• The request: Begin at the first line of the data and copy each line through the one containing "(3,3) rectangle (1243,555);", that line included, with no pictures.

===== Recorded information =====

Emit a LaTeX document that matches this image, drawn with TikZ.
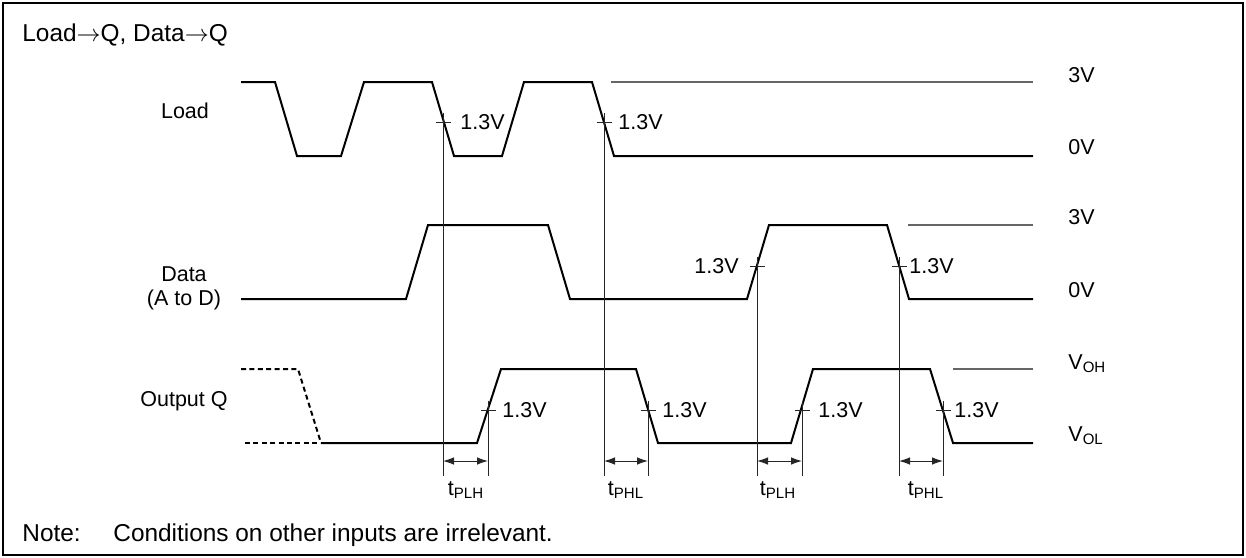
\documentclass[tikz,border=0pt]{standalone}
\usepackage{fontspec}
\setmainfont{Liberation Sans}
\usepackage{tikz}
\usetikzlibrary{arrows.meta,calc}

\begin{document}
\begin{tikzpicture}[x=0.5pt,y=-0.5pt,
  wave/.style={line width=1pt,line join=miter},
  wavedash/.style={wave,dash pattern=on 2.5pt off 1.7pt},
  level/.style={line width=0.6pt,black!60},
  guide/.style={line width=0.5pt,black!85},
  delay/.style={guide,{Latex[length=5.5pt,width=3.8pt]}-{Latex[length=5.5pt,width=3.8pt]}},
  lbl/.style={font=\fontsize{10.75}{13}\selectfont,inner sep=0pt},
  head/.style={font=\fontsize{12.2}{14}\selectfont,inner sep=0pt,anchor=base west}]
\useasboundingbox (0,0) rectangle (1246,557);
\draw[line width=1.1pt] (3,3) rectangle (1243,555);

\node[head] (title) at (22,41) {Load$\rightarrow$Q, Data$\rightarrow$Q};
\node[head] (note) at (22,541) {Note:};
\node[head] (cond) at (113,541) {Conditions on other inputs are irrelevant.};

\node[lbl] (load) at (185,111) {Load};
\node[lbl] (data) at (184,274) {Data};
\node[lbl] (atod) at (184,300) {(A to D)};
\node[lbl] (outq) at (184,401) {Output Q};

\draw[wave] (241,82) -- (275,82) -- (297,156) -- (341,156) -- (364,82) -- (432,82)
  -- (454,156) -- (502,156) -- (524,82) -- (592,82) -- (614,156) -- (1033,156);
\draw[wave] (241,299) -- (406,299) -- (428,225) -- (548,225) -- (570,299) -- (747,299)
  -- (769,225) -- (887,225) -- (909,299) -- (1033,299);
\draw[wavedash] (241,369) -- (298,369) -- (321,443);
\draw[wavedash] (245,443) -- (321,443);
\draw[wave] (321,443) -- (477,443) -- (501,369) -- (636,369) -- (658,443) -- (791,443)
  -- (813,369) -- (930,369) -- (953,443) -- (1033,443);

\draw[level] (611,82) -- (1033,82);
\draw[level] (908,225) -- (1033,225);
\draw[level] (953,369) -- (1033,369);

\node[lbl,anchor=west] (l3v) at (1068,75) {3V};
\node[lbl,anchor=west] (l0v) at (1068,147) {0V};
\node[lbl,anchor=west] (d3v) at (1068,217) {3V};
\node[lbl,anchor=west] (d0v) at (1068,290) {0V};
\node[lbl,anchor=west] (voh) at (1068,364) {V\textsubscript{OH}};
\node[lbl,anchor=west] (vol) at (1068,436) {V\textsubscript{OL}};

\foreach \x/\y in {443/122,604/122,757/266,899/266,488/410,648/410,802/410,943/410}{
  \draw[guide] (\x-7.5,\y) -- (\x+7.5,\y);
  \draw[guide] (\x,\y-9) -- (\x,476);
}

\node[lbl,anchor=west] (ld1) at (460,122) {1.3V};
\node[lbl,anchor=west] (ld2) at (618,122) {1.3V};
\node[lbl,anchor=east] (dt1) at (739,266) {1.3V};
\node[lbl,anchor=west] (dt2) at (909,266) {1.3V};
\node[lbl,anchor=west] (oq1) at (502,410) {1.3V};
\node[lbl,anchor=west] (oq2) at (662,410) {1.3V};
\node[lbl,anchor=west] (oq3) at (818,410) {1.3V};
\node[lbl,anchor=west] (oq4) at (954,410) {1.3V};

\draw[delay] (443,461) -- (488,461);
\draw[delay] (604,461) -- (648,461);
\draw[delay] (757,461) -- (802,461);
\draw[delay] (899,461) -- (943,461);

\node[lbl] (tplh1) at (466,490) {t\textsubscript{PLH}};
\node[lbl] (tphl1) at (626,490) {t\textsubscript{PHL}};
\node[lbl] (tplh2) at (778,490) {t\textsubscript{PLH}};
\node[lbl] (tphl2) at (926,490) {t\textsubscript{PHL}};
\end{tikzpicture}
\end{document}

=====

• Result of this task:
Emit a LaTeX document that matches this image, drawn with TikZ.
\documentclass[tikz,border=0pt]{standalone}
\usepackage{fontspec}
\setmainfont{Liberation Sans}
\usepackage{tikz}
\usetikzlibrary{arrows.meta,calc}

\begin{document}
\begin{tikzpicture}[x=0.5pt,y=-0.5pt,
  wave/.style={line width=1pt,line join=miter},
  wavedash/.style={wave,dash pattern=on 2.5pt off 1.7pt},
  level/.style={line width=0.6pt,black!60},
  guide/.style={line width=0.5pt,black!85},
  delay/.style={guide,{Latex[length=5.5pt,width=3.8pt]}-{Latex[length=5.5pt,width=3.8pt]}},
  lbl/.style={font=\fontsize{10.75}{13}\selectfont,inner sep=0pt},
  head/.style={font=\fontsize{12.2}{14}\selectfont,inner sep=0pt,anchor=base west}]
\useasboundingbox (0,0) rectangle (1246,557);
\draw[line width=1.1pt] (3,3) rectangle (1243,555);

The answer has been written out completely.